La opinión del “prisionero de Wako” era diametralmente opuesta a la de sus compañeros de armas partícipes del genocidio de Hiroshima, en especial a la de su colega, el comandante Paul Tibbets, quien al ser consultado sobre el bombardeo a Hiroshima dijo: “Supe cuando recibí la orden de que iba a ser algo emocionante. Hice lo correcto. Teníamos sentimientos, pero debíamos dejarlos a un lado”.
“Sabíamos que la bomba iba a matar a mucha gente, pero mi interés principal era hacer el trabajo lo mejor que pudiera, así podría acabar la matanza lo más rápido posible. Duermo tranquilamente todas las noches”, aseguró el verdugo que accionó la palanca que abrió la portezuela de ese patíbulo nuclear que fue el “Enola Gay”, nombre de una madre que arrastra la vergüenza de haber sido usado para cometer el más horrendo genocidio de la historia.
Mientras tanto, Eatherly, desde el hospital donde vivió encerrado entradas, dadas de alta y fugas por 30 años, siguió escribiendo cartas dirigidas a organizaciones japonesas promotoras de la paz y los derechos humanos pidiendo perdón por su participación en el genocidio de Hiroshima hasta que un día una de ellas logró burlar el cerco de las autoridades yanquis y llegar a sus destino, una agrupación pacifista de jóvenes japonesas sobrevivientes de Hiroshima y Nagasaki.
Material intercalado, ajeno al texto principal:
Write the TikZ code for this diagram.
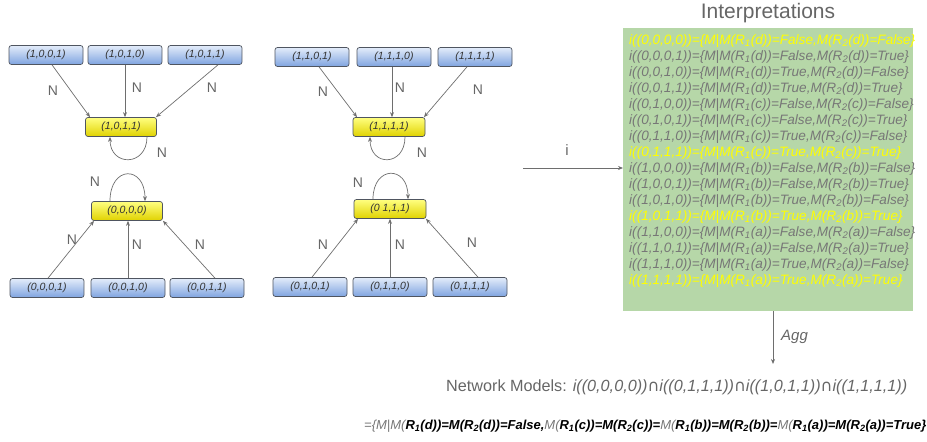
\documentclass[tikz,border=0pt]{standalone}
\usepackage{fontspec}
\setmainfont{Liberation Sans}
\newfontfamily\dejavu{DejaVu Sans}
\usetikzlibrary{arrows.meta}
\definecolor{boxline}{HTML}{4F5560}
\definecolor{bluetop}{HTML}{E3ECFA}
\definecolor{bluebot}{HTML}{7FA4E0}
\definecolor{yeltop}{HTML}{FFFF80}
\definecolor{yelbot}{HTML}{E0D200}
\definecolor{edgec}{HTML}{6E6E6E}
\definecolor{labc}{HTML}{666666}
\definecolor{greenbg}{HTML}{B6D7A8}
\definecolor{intg}{HTML}{777777}
\definecolor{inty}{HTML}{FFFF00}
\definecolor{boxtxt}{HTML}{333333}
\newcommand\Rone{R\textsubscript{1}}
\newcommand\Rtwo{R\textsubscript{2}}
\newcommand\interp[4]{i((#1))=\{M|M(\Rone(#2))=#3,M(\Rtwo(#2))=#4\}}
\tikzset{
  x=1pt, y=-1pt,
  statebox/.style={draw=boxline, line width=0.7pt, rounded corners=2.5pt,
    minimum width=74pt, minimum height=19pt, inner sep=0pt,
    font=\fontsize{10.5}{12}\selectfont\itshape, text=boxtxt},
  bluebox/.style={statebox, top color=bluetop, bottom color=bluebot},
  yelbox/.style={statebox, minimum width=71pt, top color=yeltop, bottom color=yelbot},
  edge/.style={draw=edgec, line width=0.7pt, -{Stealth[length=5pt,width=4pt]}},
  nlab/.style={text=labc, font=\fontsize{14}{16}\selectfont, inner sep=0pt},
  iline/.style={anchor=west, inner sep=0pt, text=intg,
    font=\fontsize{13.6}{16}\selectfont\itshape},
  yline/.style={iline, text=inty},
}
\begin{document}
\begin{tikzpicture}
\useasboundingbox (0,0) rectangle (927,442);
% ---------- left cluster ----------
\node[bluebox] (tl1) at (46,55) {(1,0,0,1)};
\node[bluebox] (tl2) at (125,55) {(1,0,1,0)};
\node[bluebox] (tl3) at (205,55) {(1,0,1,1)};
\node[yelbox] (yl1) at (121,127) {(1,0,1,1)};
\draw[edge] ([xshift=6pt]tl1.south) -- ([xshift=-31pt]yl1.north);
\draw[edge] (tl2.south) -- (tl2.south |- yl1.north);
\draw[edge] ([xshift=13pt]tl3.south) -- ([xshift=35pt]yl1.north);
\draw[edge] ([xshift=26pt]yl1.south) .. controls +(0,30) and +(0,30) .. ([xshift=-11pt]yl1.south);
\node[nlab] (n1) at (53,91) {N};
\node[nlab] (n2) at (137,88) {N};
\node[nlab] (n3) at (212,88) {N};
\node[nlab] (n4) at (162,153) {N};

\node[yelbox] (yl0) at (127,211) {(0,0,0,0)};
\node[bluebox] (bl1) at (47,288) {(0,0,0,1)};
\node[bluebox] (bl2) at (128,288) {(0,0,1,0)};
\node[bluebox] (bl3) at (207,288) {(0,0,1,1)};
\draw[edge] ([xshift=1pt]bl1.north) -- ([xshift=-33pt]yl0.south);
\draw[edge] (bl2.north) -- (bl2.north |- yl0.south);
\draw[edge] ([xshift=8pt]bl3.north) -- ([xshift=36pt]yl0.south);
\draw[edge] ([xshift=-17pt]yl0.north) .. controls +(0,-36) and +(0,-36) .. ([xshift=18pt]yl0.north);
\node[nlab] (n5) at (72,240) {N};
\node[nlab] (n6) at (137,245) {N};
\node[nlab] (n7) at (200,245) {N};
\node[nlab] (n8) at (95,182) {N};

% ---------- middle cluster ----------
\node[bluebox] (tm1) at (312,57) {(1,1,0,1)};
\node[bluebox] (tm2) at (394,57) {(1,1,1,0)};
\node[bluebox] (tm3) at (475,57) {(1,1,1,1)};
\node[yelbox, minimum width=72pt] (ym1) at (389,127) {(1,1,1,1)};
\draw[edge] ([xshift=7pt]tm1.south) -- ([xshift=-32pt]ym1.north);
\draw[edge] ([xshift=-2pt]tm2.south) -- ([xshift=-2pt]tm2.south |- ym1.north);
\draw[edge] ([xshift=-8pt]tm3.south) -- ([xshift=35pt]ym1.north);
\draw[edge] ([xshift=16pt]ym1.south) .. controls +(0,30) and +(0,30) .. ([xshift=-19pt]ym1.south);
\node[nlab] (n9) at (323,92) {N};
\node[nlab] (n10) at (400,88) {N};
\node[nlab] (n11) at (478,90) {N};
\node[nlab] (n12) at (422,153) {N};

\node[yelbox, minimum width=72pt] (ym0) at (390,209) {(0 1,1,1)};
\node[bluebox] (bm1) at (310,287) {(0,1,0,1)};
\node[bluebox] (bm2) at (390,287) {(0,1,1,0)};
\node[bluebox] (bm3) at (470,287) {(0,1,1,1)};
\draw[edge] ([xshift=2pt]bm1.north) -- ([xshift=-32pt]ym0.south);
\draw[edge] (bm2.north) -- (bm2.north |- ym0.south);
\draw[edge] ([xshift=8pt]bm3.north) -- ([xshift=36pt]ym0.south);
\draw[edge] ([xshift=-17pt]ym0.north) .. controls +(0,-34) and +(0,-34) .. ([xshift=18pt]ym0.north);
\node[nlab] (n13) at (323,245) {N};
\node[nlab] (n14) at (400,245) {N};
\node[nlab] (n15) at (472,243) {N};
\node[nlab] (n16) at (358,183) {N};

% ---------- interpretations ----------
\node[fill=greenbg, minimum width=290pt, minimum height=283pt, inner sep=0pt, anchor=north west] (green) at (623,28) {};
\node[text=labc, font=\fontsize{21}{24}\selectfont, inner sep=0pt] (title) at (768,13) {Interpretations};
\coordinate (istart) at (523,168);
\draw[edge] (istart) -- (istart -| green.west);
\node[text=labc, font=\fontsize{15}{18}\selectfont, inner sep=0pt] (ilab) at (567,150) {i};

\node[yline] (l0) at (629,41) {\interp{0,0,0,0}{d}{False}{False}};
\node[iline] (l1) at (629,57) {\interp{0,0,0,1}{d}{False}{True}};
\node[iline] (l2) at (629,73) {\interp{0,0,1,0}{d}{True}{False}};
\node[iline] (l3) at (629,89) {\interp{0,0,1,1}{d}{True}{True}};
\node[iline] (l4) at (629,105) {\interp{0,1,0,0}{c}{False}{False}};
\node[iline] (l5) at (629,121) {\interp{0,1,0,1}{c}{False}{True}};
\node[iline] (l6) at (629,137) {\interp{0,1,1,0}{c}{True}{False}};
\node[yline] (l7) at (629,153) {\interp{0,1,1,1}{c}{True}{True}};
\node[iline] (l8) at (629,169) {\interp{1,0,0,0}{b}{False}{False}};
\node[iline] (l9) at (629,185) {\interp{1,0,0,1}{b}{False}{True}};
\node[iline] (l10) at (629,201) {\interp{1,0,1,0}{b}{True}{False}};
\node[yline] (l11) at (629,217) {\interp{1,0,1,1}{b}{True}{True}};
\node[iline] (l12) at (629,233) {\interp{1,1,0,0}{a}{False}{False}};
\node[iline] (l13) at (629,249) {\interp{1,1,0,1}{a}{False}{True}};
\node[iline] (l14) at (629,265) {\interp{1,1,1,0}{a}{True}{False}};
\node[yline] (l15) at (629,281) {\interp{1,1,1,1}{a}{True}{True}};

% ---------- aggregation ----------
\coordinate (aggend) at (773,364);
\draw[edge] (aggend |- green.south) -- (aggend);
\node[text=labc, font=\fontsize{15}{18}\selectfont\itshape, inner sep=0pt, anchor=west] (agg) at (781,337) {Agg};

\node[anchor=west, inner sep=0pt, text=labc, font=\fontsize{16.2}{19}\selectfont] (nm) at (446,387)
  {Network Models: \itshape i((0,0,0,0)){\dejavu\upshape ∩}i((0,1,1,1)){\dejavu\upshape ∩}i((1,0,1,1)){\dejavu\upshape ∩}i((1,1,1,1))};

\node[anchor=west, inner sep=0pt, font=\fontsize{13}{15}\selectfont\itshape] (res) at (364,426)
  {\textcolor{intg}{=\{M|M(}\textbf{\Rone(d))=M(\Rtwo(d))=False,}\textcolor{intg}{M(}\textbf{\Rone(c))=M(\Rtwo(c))=}\textcolor{intg}{M(}\textbf{\Rone(b))=M(\Rtwo(b))=}\textcolor{intg}{M(}\textbf{\Rone(a))=M(\Rtwo(a))=True\}}};
\end{tikzpicture}
\end{document}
Y en una hermosa misiva que expresa el valor inconmensurable del poder que tiene el ser humano para restañar viejas heridas y perdonar errores le respondieron:
“Hemos sabido que los sentimientos de culpabilidad le atormentan y que ha sido internado en un psiquiátrico. Le escribimos para expresarle nuestra más profunda conmiseración y asegurarle que no sentimos odio hacia usted. Lo consideramos una víctima más".
Creemos que a partir de aquel momento y hasta el día en que murió en 1978, a los 60 años de edad, encerrado en esa cárcel que para él fue el Hospital de Wako, Claude Eastherly reforzó aún más la conciencia de sentirse un hombre mentalmente sano, ya que nunca había perdido la razón que creyó arrebatarle un sistema vengativo y represivo al señalarlo y etiquetarlo como loco.
Había vencido en una larga y desigual batalla que le tomó exactamente la mitad de su vida (30 años) a los amos de un imperio que no perdona a quienes se rebelan contra sus diabólicos designios y los castiga, ya sea asesinándolos o matándolos en vida como trataron de hacerlo, pero fracasaron al intentarlo con el “Piloto de Hiroshima”.